Tuesday, April 11, 2023

New York in Four Brushstrokes.

Maybe because the ancient Jewish Holiday of Passover is upon us, maybe because my bum right hip and my pained lower back are acting up, but of late I've been having Seasonally Affected Nostalgia about the New York that was when I was still knee-high to a roach motel. [Las cucharachas entran pero no pueden salir.]


I saw a man in the fish store who was probably fifteen years past my father's age when my father died for the last time (like "The Godfather" character Hyman Roth, my father was dying of the same heart attack from his first at the age of 39, through his second at 44, to his final infarction at 73.)



The man was there with his wife.
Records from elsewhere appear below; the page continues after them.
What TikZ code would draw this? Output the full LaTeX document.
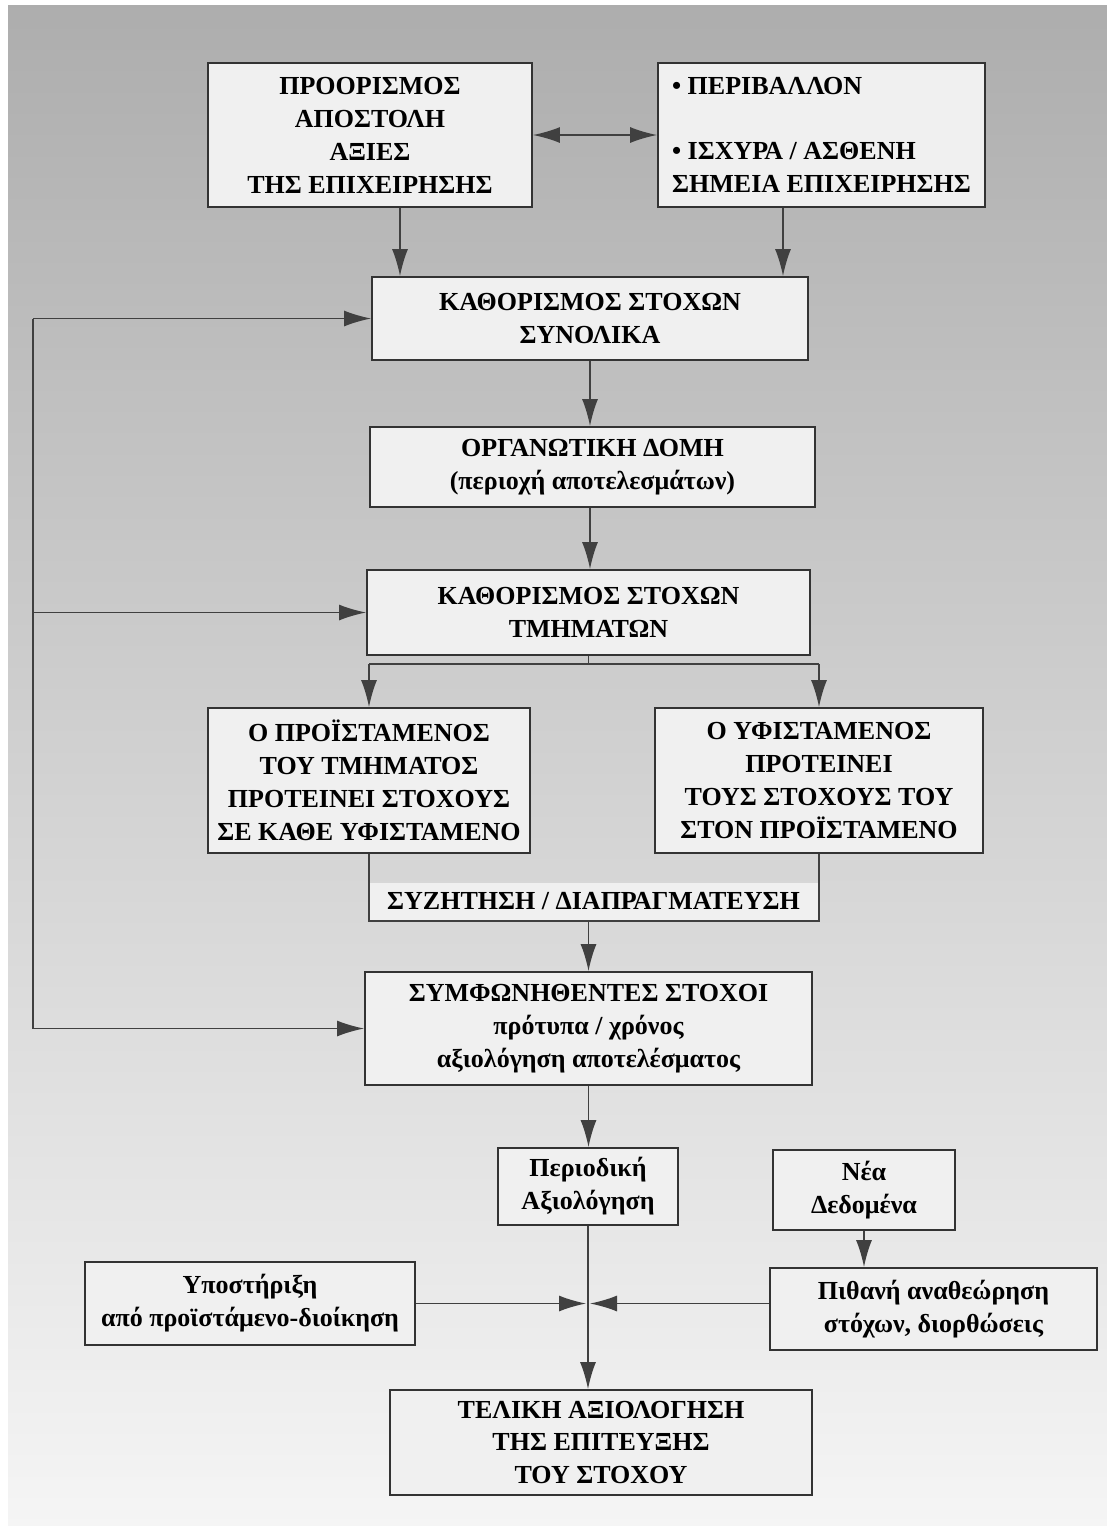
\documentclass[tikz,border=0pt]{standalone}
\usepackage{fontspec}
\setmainfont{Liberation Serif}
\usepackage{tikz}
\usetikzlibrary{arrows.meta,positioning}

\begin{document}
\begin{tikzpicture}[x=1pt,y=-1pt,
  box/.style={draw=black!80,line width=1.9pt,fill=black!6,inner sep=0pt,align=center,
    font=\fontsize{26}{33}\selectfont\bfseries},
  line/.style={draw=black!75,line width=1.5pt},
  arr/.style={line,-{Latex[length=27pt,width=16pt]}}]

\useasboundingbox (0,0) rectangle (1107,1535);
\fill[white] (0,0) rectangle (1107,1535);
\shade[top color=black!32,bottom color=black!4] (8,5) rectangle (1107,1525);

\node[box,minimum width=324pt,minimum height=144pt] (1) at (370,135)
  {ΠΡΟΟΡΙΣΜΟΣ\\ΑΠΟΣΤΟΛΗ\\ΑΞΙΕΣ\\ΤΗΣ ΕΠΙΧΕΙΡΗΣΗΣ};
\node[box,minimum width=327pt,minimum height=144pt,align=left] (2) at (821.5,135)
  {• ΠΕΡΙΒΑΛΛΟΝ\\[32pt]• ΙΣΧΥΡΑ / ΑΣΘΕΝΗ\\ΣΗΜΕΙΑ ΕΠΙΧΕΙΡΗΣΗΣ};
\node[box,minimum width=436pt,minimum height=83pt] (3) at (590,318.5)
  {ΚΑΘΟΡΙΣΜΟΣ ΣΤΟΧΩΝ\\ΣΥΝΟΛΙΚΑ};
\node[box,minimum width=445pt,minimum height=80pt] (4) at (592.5,467)
  {ΟΡΓΑΝΩΤΙΚΗ ΔΟΜΗ\\(περιοχή αποτελεσμάτων)};
\node[box,minimum width=443pt,minimum height=85pt] (5) at (588.5,612.5)
  {ΚΑΘΟΡΙΣΜΟΣ ΣΤΟΧΩΝ\\ΤΜΗΜΑΤΩΝ};
\node[box,minimum width=322pt,minimum height=145pt] (6) at (369,780.5)
  {Ο ΠΡΟΪΣΤΑΜΕΝΟΣ\\ΤΟΥ ΤΜΗΜΑΤΟΣ\\ΠΡΟΤΕΙΝΕΙ ΣΤΟΧΟΥΣ\\ΣΕ ΚΑΘΕ ΥΦΙΣΤΑΜΕΝΟ};
\node[box,minimum width=328pt,minimum height=145pt] (7) at (819,780.5)
  {Ο ΥΦΙΣΤΑΜΕΝΟΣ\\ΠΡΟΤΕΙΝΕΙ\\ΤΟΥΣ ΣΤΟΧΟΥΣ ΤΟΥ\\ΣΤΟΝ ΠΡΟΪΣΤΑΜΕΝΟ};
\node[box,draw=none,minimum width=450pt,minimum height=37pt] (8) at (593.5,901.5)
  {ΣΥΖΗΤΗΣΗ / ΔΙΑΠΡΑΓΜΑΤΕΥΣΗ};
\node[box,minimum width=447pt,minimum height=113pt] (9) at (588.5,1028.5)
  {ΣΥΜΦΩΝΗΘΕΝΤΕΣ ΣΤΟΧΟΙ\\πρότυπα / χρόνος\\αξιολόγηση αποτελέσματος};
\node[box,minimum width=180pt,minimum height=77pt] (10) at (588,1186.5)
  {Περιοδική\\Αξιολόγηση};
\node[box,minimum width=182pt,minimum height=80pt] (11) at (864,1190)
  {Νέα\\Δεδομένα};
\node[box,minimum width=330pt,minimum height=83pt] (12) at (250,1303.5)
  {Υποστήριξη\\από προϊστάμενο-διοίκηση};
\node[box,minimum width=327pt,minimum height=82pt] (13) at (933.5,1309)
  {Πιθανή αναθεώρηση\\στόχων, διορθώσεις};
\node[box,minimum width=422pt,minimum height=105pt] (14) at (601,1442.5)
  {ΤΕΛΙΚΗ ΑΞΙΟΛΟΓΗΣΗ\\ΤΗΣ ΕΠΙΤΕΥΞΗΣ\\ΤΟΥ ΣΤΟΧΟΥ};

\coordinate (fb) at (33,0);

\draw[arr,{Latex[length=27pt,width=16pt]}-{Latex[length=27pt,width=16pt]}] (1) -- (2);
\draw[arr] (1.south -| 400,0) -- (3.north -| 400,0);
\draw[arr] (2.south -| 783,0) -- (3.north -| 783,0);
\draw[arr] (3.south) -- (3.south |- 4.north);
\draw[arr] (4.south -| 3.south) -- (5.north -| 3.south);
\draw[line] (5.south) -- ++(0,8) coordinate (sp);
\draw[line] (sp -| 6) -- (sp -| 7);
\draw[arr] (sp -| 6) -- (6.north);
\draw[arr] (sp -| 7) -- (7.north);
\draw[line] (6.south) -- (6.south |- 8.south) -- (7.south |- 8.south) -- (7.south);
\draw[arr] (8.south -| 9.north) -- (9.north);
\draw[arr] (9.south) -- (9.south |- 10.north);
\draw[arr] (11.south) -- (11.south |- 13.north);
\draw[arr] (10.south) -- (10.south |- 14.north);
\draw[arr,shorten >=2pt] (12.east) -- (12.east -| 10.south);
\draw[arr,shorten >=2pt] (13.west |- 12.east) -- (12.east -| 10.south);

% feedback line on the left
\draw[line] (3.west -| fb) -- (9.west -| fb);
\draw[arr] (3.west -| fb) -- (3.west);
\draw[arr] (5.west -| fb) -- (5.west);
\draw[arr] (9.west -| fb) -- (9.west);

\end{tikzpicture}
\end{document}
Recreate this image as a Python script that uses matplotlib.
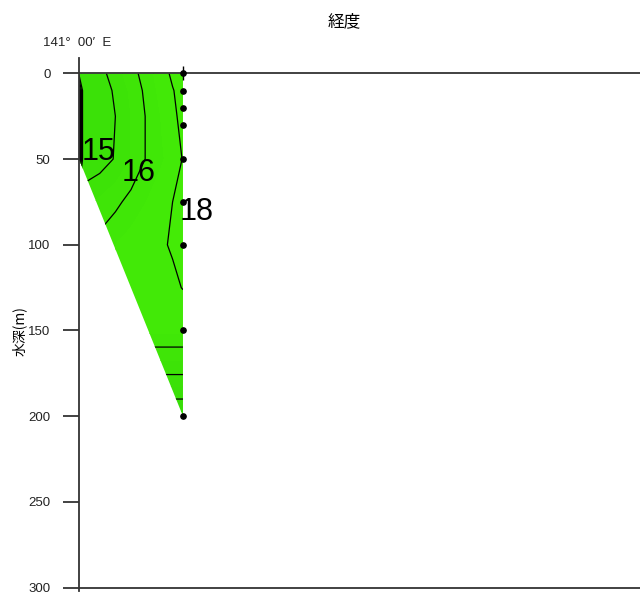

Like a lot of people of that generation or older--like myself for that matter--he was dressed like a 12-year-old boy with sneakers, a bomber jacket and a Yankee's cap. Meanwhile, his wife was dressed as Margaret Dumont in "The Night at the Opera," complete with lorgnette to make sure they were slicing the nova thin enough.

The Asian man behind the counter took his order. Most of the Jewish fish-men in New York are Asian now, continuing the Jewish-Chinese culinary symbiosis that started more than a century ago and culminated in mini eggrolls with duck sauce, ducks not included.

"I'll have half a pound of sturgeon," he said. 

Sturgeon is the most exalted of the Jewish fish. I've never gotten either a raise or a bonus that permitted me to order more than three thin slices. At Russ & Daughters, sturgeon tips the scale at $72/pound, thumb not included. At Murray's Sturgeon Shop, it's $66/pound. At Zabar's, it's $69/pound. While at Sable's, where I was shopping, it's $74.99/pound. Not $75/pound. That would be profligate.

"Half a pound of sturgeon," I questioned. "You got a raise?"

He took a Borscht Belt beat. 

"My last check to my kids will bounce." His wife scowled and I hid behind the blintzes until the pickled herring cleared.

Earlier the same day, I stopped at an ice-cream place about a mile from the tilted house my parents forgot to raise me in. The house was tilted because it was built on the side of a hill, but not into the hill. I grew up constantly walking at a 12-degree angle.


My wife and I had driven out of the city to do some Passover shopping in slightly less Minsky-Pinsky environs than the Upper East Side, and I stopped at the ice cream place for a bit of nostalgia and a small chocolate cone of soft-serve with chocolate sprinkles. 


Today the cone comes in a molded plastic holder that won't biodegrade for 127 years. Somehow we've outgrown napkins. She returned to our Simca and handed me the cone through the un-closeable passenger-side window. Then she took her seat and started in on her "flying saucer," ice-cream twixt two stale cookie layers.

"You know," I said shedding sprinkles into the plastic holder like a leper his skin, "I've been coming here since Lyndon Johnson was President."

I thought about how ancient that made us. 97.2-percent of America has never even heard of Bill Clinton, then I thought about the best ice cream cone I ever had.

My friends and I must have escaped early from school and we caroused down the street past the A&P. There was a stickball box painted on the brick. Stores were closed on Sundays in those days, and we could play ball in the empty lot.

"Hey," Chuckie said, "I gotta quarta."

"Me too," said Scottie.

"Twenny cents," said Tony.

I checked my pockets and had nothing but lint. 

"Let's get ice cream at Carvel." A plain cone was just 17-cents and a cone with a brown Betty topping, a quarter.


"I'll meetcha there," I said. "I'll collect somposit bottles."

I found five in the garbage behind the A&P, two more in the small swampy park across the street and two more on the sidewalk near the lighting fixture place. I dodged some traffic and got 18-cents from the beehive at the grocery store and met my friends up at Carvel.

"Y'got it?"

"18 big ones," I boasted and I had a cone I earned myself. I never had a cone like that before or ever again.


Laura, my wife and I headed back to the city, getting on 95 and seeing it stopped like there was a ballgame in the Bronx or the World's Fair had somehow re-opened in Flushing or a pothole had eaten a semi, 
I scooted over to the service road and got off the highway. 

"I'll headta th' Hutch," I said. 

In a minute we were speeding back to the city. 

"That was such a New York move," Laura said.


"You know," I answered, "You getcher New York card revoked if you call it the Hutchinson River Parkway. In all my years, I've never called it anything but th' Hutch."

She countered with a short exegesis about true Californians calling the San Diego Freeway the 405, and the Santa Monica Freeway, the 10. To call them by their right names is tantamount to a Muslim showing a picture of Allah.

"I'll head ovah from th' Hutch t' th' Bruckna t' th' Effdeeare," I continued. "B-r-u-c-k-n-e-r. Bruckna."

We got home quick as Jack Robinson.

Without mangling our car, our language or any more memories.